What the task asks: Retype the data that follows line by line, exactly, and leave its pictures out.
#### Information shown
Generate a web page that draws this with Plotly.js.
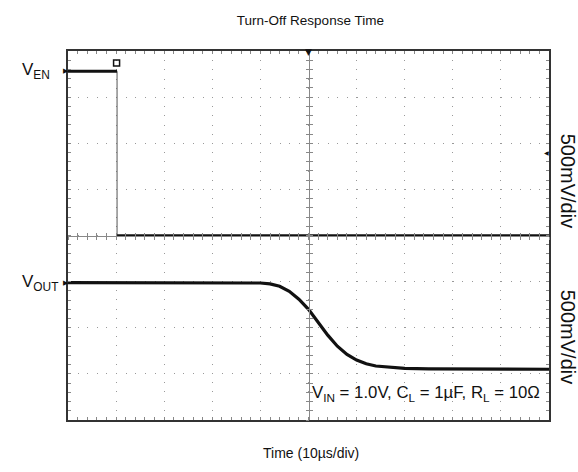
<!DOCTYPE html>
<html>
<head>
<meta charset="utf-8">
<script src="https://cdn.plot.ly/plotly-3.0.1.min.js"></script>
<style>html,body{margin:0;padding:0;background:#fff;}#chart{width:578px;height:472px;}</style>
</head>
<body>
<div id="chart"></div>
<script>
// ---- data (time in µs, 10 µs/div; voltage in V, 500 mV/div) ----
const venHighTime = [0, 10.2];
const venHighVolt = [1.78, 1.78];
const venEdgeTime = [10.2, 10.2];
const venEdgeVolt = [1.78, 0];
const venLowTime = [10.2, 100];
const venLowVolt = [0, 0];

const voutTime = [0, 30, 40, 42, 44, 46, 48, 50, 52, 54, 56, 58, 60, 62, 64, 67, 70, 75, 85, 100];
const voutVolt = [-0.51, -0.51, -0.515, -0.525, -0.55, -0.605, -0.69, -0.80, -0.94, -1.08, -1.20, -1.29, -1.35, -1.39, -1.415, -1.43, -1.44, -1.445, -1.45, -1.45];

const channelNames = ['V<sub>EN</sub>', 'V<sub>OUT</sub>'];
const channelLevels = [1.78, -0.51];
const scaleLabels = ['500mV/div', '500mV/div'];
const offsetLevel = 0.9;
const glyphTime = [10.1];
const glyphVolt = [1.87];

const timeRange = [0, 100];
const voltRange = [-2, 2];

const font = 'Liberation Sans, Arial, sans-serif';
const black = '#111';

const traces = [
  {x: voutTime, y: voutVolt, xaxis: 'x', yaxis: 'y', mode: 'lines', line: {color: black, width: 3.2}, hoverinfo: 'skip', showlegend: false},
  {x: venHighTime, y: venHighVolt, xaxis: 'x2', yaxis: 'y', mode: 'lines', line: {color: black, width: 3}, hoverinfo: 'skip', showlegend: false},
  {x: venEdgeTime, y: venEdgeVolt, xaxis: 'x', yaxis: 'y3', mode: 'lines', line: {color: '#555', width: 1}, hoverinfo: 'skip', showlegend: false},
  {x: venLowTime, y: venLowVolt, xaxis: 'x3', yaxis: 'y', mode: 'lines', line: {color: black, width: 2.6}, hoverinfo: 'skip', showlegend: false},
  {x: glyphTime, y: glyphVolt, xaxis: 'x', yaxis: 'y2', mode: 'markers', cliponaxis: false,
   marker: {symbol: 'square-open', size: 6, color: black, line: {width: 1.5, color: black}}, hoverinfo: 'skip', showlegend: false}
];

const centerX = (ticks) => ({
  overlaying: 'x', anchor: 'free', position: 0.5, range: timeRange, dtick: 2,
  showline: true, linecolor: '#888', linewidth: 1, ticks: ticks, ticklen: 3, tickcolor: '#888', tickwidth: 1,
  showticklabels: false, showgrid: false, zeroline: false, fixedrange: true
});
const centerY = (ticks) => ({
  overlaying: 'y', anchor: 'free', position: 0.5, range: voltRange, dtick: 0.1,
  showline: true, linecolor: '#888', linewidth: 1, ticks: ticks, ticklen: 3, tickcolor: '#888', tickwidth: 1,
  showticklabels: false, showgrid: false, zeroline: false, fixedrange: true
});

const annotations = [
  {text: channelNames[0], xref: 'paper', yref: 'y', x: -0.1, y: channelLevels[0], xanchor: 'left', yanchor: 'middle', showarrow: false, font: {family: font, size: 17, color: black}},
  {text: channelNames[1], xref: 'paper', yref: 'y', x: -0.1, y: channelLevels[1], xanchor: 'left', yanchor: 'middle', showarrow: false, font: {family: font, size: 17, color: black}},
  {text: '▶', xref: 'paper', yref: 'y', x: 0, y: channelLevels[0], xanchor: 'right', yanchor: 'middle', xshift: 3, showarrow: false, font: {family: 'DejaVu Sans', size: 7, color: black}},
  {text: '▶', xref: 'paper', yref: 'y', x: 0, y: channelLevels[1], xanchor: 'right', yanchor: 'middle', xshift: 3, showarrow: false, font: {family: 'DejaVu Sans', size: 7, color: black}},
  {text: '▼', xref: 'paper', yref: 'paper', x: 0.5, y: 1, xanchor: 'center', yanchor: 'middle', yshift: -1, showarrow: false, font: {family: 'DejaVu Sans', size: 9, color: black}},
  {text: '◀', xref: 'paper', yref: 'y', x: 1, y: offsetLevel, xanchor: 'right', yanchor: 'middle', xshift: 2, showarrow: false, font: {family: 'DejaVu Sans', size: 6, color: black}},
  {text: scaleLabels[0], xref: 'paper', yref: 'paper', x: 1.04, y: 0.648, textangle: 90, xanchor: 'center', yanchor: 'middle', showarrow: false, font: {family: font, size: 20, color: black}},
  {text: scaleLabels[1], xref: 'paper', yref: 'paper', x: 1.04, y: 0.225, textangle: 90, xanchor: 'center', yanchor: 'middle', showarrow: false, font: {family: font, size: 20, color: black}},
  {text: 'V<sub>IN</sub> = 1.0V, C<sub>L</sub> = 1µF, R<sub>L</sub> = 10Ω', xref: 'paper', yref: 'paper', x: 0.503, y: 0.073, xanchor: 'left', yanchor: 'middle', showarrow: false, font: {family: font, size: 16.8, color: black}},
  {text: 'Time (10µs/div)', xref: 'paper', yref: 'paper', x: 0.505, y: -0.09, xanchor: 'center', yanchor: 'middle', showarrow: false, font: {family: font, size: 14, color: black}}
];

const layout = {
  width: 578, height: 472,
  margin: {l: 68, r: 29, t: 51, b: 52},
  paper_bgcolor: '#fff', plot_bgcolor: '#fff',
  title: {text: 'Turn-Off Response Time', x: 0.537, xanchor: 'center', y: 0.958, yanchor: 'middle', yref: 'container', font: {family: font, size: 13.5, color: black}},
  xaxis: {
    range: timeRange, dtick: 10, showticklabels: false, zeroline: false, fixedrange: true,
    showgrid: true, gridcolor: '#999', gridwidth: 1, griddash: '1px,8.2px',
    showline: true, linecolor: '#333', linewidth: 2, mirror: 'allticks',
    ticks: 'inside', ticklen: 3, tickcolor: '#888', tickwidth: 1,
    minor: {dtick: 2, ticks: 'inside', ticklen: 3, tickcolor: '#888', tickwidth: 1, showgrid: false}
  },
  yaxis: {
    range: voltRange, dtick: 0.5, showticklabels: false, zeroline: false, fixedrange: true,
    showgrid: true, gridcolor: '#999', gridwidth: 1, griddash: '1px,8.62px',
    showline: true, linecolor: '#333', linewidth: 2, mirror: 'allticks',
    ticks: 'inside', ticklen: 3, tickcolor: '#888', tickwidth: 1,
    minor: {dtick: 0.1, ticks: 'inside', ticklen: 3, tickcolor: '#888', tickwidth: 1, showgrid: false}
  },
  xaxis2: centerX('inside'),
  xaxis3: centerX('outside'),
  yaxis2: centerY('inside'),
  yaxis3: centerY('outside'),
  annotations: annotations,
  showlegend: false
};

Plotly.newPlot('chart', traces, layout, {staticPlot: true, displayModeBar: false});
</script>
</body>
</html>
########
Complete response:
Generate a web page that draws this with Plotly.js.
<!DOCTYPE html>
<html>
<head>
<meta charset="utf-8">
<script src="https://cdn.plot.ly/plotly-3.0.1.min.js"></script>
<style>html,body{margin:0;padding:0;background:#fff;}#chart{width:578px;height:472px;}</style>
</head>
<body>
<div id="chart"></div>
<script>
// ---- data (time in µs, 10 µs/div; voltage in V, 500 mV/div) ----
const venHighTime = [0, 10.2];
const venHighVolt = [1.78, 1.78];
const venEdgeTime = [10.2, 10.2];
const venEdgeVolt = [1.78, 0];
const venLowTime = [10.2, 100];
const venLowVolt = [0, 0];

const voutTime = [0, 30, 40, 42, 44, 46, 48, 50, 52, 54, 56, 58, 60, 62, 64, 67, 70, 75, 85, 100];
const voutVolt = [-0.51, -0.51, -0.515, -0.525, -0.55, -0.605, -0.69, -0.80, -0.94, -1.08, -1.20, -1.29, -1.35, -1.39, -1.415, -1.43, -1.44, -1.445, -1.45, -1.45];

const channelNames = ['V<sub>EN</sub>', 'V<sub>OUT</sub>'];
const channelLevels = [1.78, -0.51];
const scaleLabels = ['500mV/div', '500mV/div'];
const offsetLevel = 0.9;
const glyphTime = [10.1];
const glyphVolt = [1.87];

const timeRange = [0, 100];
const voltRange = [-2, 2];

const font = 'Liberation Sans, Arial, sans-serif';
const black = '#111';

const traces = [
  {x: voutTime, y: voutVolt, xaxis: 'x', yaxis: 'y', mode: 'lines', line: {color: black, width: 3.2}, hoverinfo: 'skip', showlegend: false},
  {x: venHighTime, y: venHighVolt, xaxis: 'x2', yaxis: 'y', mode: 'lines', line: {color: black, width: 3}, hoverinfo: 'skip', showlegend: false},
  {x: venEdgeTime, y: venEdgeVolt, xaxis: 'x', yaxis: 'y3', mode: 'lines', line: {color: '#555', width: 1}, hoverinfo: 'skip', showlegend: false},
  {x: venLowTime, y: venLowVolt, xaxis: 'x3', yaxis: 'y', mode: 'lines', line: {color: black, width: 2.6}, hoverinfo: 'skip', showlegend: false},
  {x: glyphTime, y: glyphVolt, xaxis: 'x', yaxis: 'y2', mode: 'markers', cliponaxis: false,
   marker: {symbol: 'square-open', size: 6, color: black, line: {width: 1.5, color: black}}, hoverinfo: 'skip', showlegend: false}
];

const centerX = (ticks) => ({
  overlaying: 'x', anchor: 'free', position: 0.5, range: timeRange, dtick: 2,
  showline: true, linecolor: '#888', linewidth: 1, ticks: ticks, ticklen: 3, tickcolor: '#888', tickwidth: 1,
  showticklabels: false, showgrid: false, zeroline: false, fixedrange: true
});
const centerY = (ticks) => ({
  overlaying: 'y', anchor: 'free', position: 0.5, range: voltRange, dtick: 0.1,
  showline: true, linecolor: '#888', linewidth: 1, ticks: ticks, ticklen: 3, tickcolor: '#888', tickwidth: 1,
  showticklabels: false, showgrid: false, zeroline: false, fixedrange: true
});

const annotations = [
  {text: channelNames[0], xref: 'paper', yref: 'y', x: -0.1, y: channelLevels[0], xanchor: 'left', yanchor: 'middle', showarrow: false, font: {family: font, size: 17, color: black}},
  {text: channelNames[1], xref: 'paper', yref: 'y', x: -0.1, y: channelLevels[1], xanchor: 'left', yanchor: 'middle', showarrow: false, font: {family: font, size: 17, color: black}},
  {text: '▶', xref: 'paper', yref: 'y', x: 0, y: channelLevels[0], xanchor: 'right', yanchor: 'middle', xshift: 3, showarrow: false, font: {family: 'DejaVu Sans', size: 7, color: black}},
  {text: '▶', xref: 'paper', yref: 'y', x: 0, y: channelLevels[1], xanchor: 'right', yanchor: 'middle', xshift: 3, showarrow: false, font: {family: 'DejaVu Sans', size: 7, color: black}},
  {text: '▼', xref: 'paper', yref: 'paper', x: 0.5, y: 1, xanchor: 'center', yanchor: 'middle', yshift: -1, showarrow: false, font: {family: 'DejaVu Sans', size: 9, color: black}},
  {text: '◀', xref: 'paper', yref: 'y', x: 1, y: offsetLevel, xanchor: 'right', yanchor: 'middle', xshift: 2, showarrow: false, font: {family: 'DejaVu Sans', size: 6, color: black}},
  {text: scaleLabels[0], xref: 'paper', yref: 'paper', x: 1.04, y: 0.648, textangle: 90, xanchor: 'center', yanchor: 'middle', showarrow: false, font: {family: font, size: 20, color: black}},
  {text: scaleLabels[1], xref: 'paper', yref: 'paper', x: 1.04, y: 0.225, textangle: 90, xanchor: 'center', yanchor: 'middle', showarrow: false, font: {family: font, size: 20, color: black}},
  {text: 'V<sub>IN</sub> = 1.0V, C<sub>L</sub> = 1µF, R<sub>L</sub> = 10Ω', xref: 'paper', yref: 'paper', x: 0.503, y: 0.073, xanchor: 'left', yanchor: 'middle', showarrow: false, font: {family: font, size: 16.8, color: black}},
  {text: 'Time (10µs/div)', xref: 'paper', yref: 'paper', x: 0.505, y: -0.09, xanchor: 'center', yanchor: 'middle', showarrow: false, font: {family: font, size: 14, color: black}}
];

const layout = {
  width: 578, height: 472,
  margin: {l: 68, r: 29, t: 51, b: 52},
  paper_bgcolor: '#fff', plot_bgcolor: '#fff',
  title: {text: 'Turn-Off Response Time', x: 0.537, xanchor: 'center', y: 0.958, yanchor: 'middle', yref: 'container', font: {family: font, size: 13.5, color: black}},
  xaxis: {
    range: timeRange, dtick: 10, showticklabels: false, zeroline: false, fixedrange: true,
    showgrid: true, gridcolor: '#999', gridwidth: 1, griddash: '1px,8.2px',
    showline: true, linecolor: '#333', linewidth: 2, mirror: 'allticks',
    ticks: 'inside', ticklen: 3, tickcolor: '#888', tickwidth: 1,
    minor: {dtick: 2, ticks: 'inside', ticklen: 3, tickcolor: '#888', tickwidth: 1, showgrid: false}
  },
  yaxis: {
    range: voltRange, dtick: 0.5, showticklabels: false, zeroline: false, fixedrange: true,
    showgrid: true, gridcolor: '#999', gridwidth: 1, griddash: '1px,8.62px',
    showline: true, linecolor: '#333', linewidth: 2, mirror: 'allticks',
    ticks: 'inside', ticklen: 3, tickcolor: '#888', tickwidth: 1,
    minor: {dtick: 0.1, ticks: 'inside', ticklen: 3, tickcolor: '#888', tickwidth: 1, showgrid: false}
  },
  xaxis2: centerX('inside'),
  xaxis3: centerX('outside'),
  yaxis2: centerY('inside'),
  yaxis3: centerY('outside'),
  annotations: annotations,
  showlegend: false
};

Plotly.newPlot('chart', traces, layout, {staticPlot: true, displayModeBar: false});
</script>
</body>
</html>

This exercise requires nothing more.